# START OF Material provided

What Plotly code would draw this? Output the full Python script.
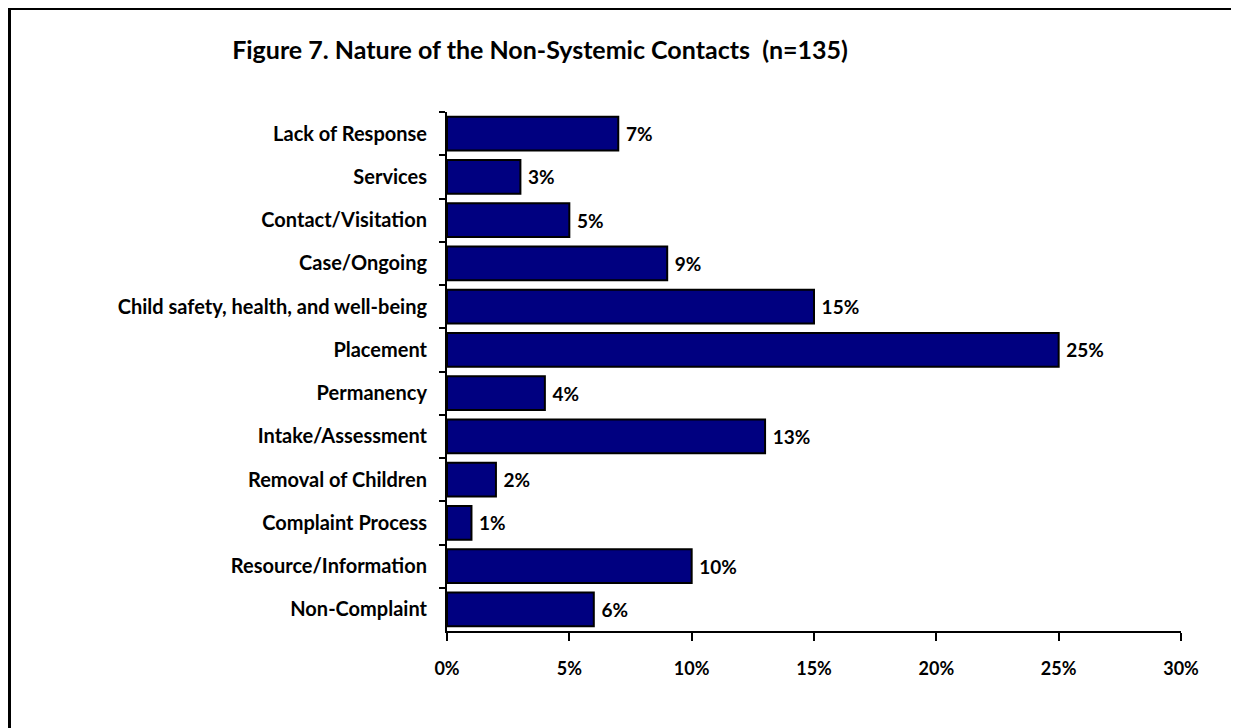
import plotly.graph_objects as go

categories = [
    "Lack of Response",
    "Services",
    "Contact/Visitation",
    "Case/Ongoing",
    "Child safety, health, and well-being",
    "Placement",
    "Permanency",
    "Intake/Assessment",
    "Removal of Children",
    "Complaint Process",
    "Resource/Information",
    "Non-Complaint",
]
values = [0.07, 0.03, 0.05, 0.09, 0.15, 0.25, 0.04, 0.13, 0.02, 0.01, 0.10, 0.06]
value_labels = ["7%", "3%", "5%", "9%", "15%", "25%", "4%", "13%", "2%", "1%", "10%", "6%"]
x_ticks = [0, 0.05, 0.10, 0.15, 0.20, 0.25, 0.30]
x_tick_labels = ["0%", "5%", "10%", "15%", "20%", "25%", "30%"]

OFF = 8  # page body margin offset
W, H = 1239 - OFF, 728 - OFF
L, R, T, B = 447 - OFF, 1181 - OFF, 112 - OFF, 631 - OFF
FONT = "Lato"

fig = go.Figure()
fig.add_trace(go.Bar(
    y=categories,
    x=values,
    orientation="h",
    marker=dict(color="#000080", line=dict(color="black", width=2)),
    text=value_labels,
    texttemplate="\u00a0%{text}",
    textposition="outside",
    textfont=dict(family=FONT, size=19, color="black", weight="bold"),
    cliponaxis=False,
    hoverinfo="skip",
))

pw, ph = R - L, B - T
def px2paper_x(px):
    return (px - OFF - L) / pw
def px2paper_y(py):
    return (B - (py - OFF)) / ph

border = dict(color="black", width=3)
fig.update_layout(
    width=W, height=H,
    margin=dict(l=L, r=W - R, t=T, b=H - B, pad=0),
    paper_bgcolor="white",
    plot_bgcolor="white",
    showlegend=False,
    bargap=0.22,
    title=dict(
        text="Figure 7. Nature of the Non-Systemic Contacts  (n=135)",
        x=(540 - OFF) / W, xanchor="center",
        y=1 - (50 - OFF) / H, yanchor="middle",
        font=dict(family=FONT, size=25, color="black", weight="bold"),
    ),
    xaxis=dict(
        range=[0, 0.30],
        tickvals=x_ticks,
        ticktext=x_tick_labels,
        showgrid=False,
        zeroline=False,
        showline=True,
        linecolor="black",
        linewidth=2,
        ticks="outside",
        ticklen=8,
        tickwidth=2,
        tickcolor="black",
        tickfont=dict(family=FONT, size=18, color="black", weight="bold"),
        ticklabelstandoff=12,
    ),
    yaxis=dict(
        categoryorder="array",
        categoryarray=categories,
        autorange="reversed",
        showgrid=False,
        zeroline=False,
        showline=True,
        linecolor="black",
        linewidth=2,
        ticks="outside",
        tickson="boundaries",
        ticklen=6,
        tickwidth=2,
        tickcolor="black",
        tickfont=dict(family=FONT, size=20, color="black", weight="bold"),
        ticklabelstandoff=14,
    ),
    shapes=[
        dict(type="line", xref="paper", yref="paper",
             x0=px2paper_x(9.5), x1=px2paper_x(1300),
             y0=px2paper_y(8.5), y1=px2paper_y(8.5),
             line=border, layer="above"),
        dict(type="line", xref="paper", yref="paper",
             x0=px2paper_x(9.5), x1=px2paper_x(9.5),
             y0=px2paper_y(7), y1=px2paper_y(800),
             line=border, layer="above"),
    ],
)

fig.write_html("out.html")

# END OF Material provided

| Written instruction |
Pictures excluded, repeat exactly the lines from the top of the material through the line with "import plotly.graph_objects as go", including both of those lines.

| Answer below |
What Plotly code would draw this? Output the full Python script.
import plotly.graph_objects as go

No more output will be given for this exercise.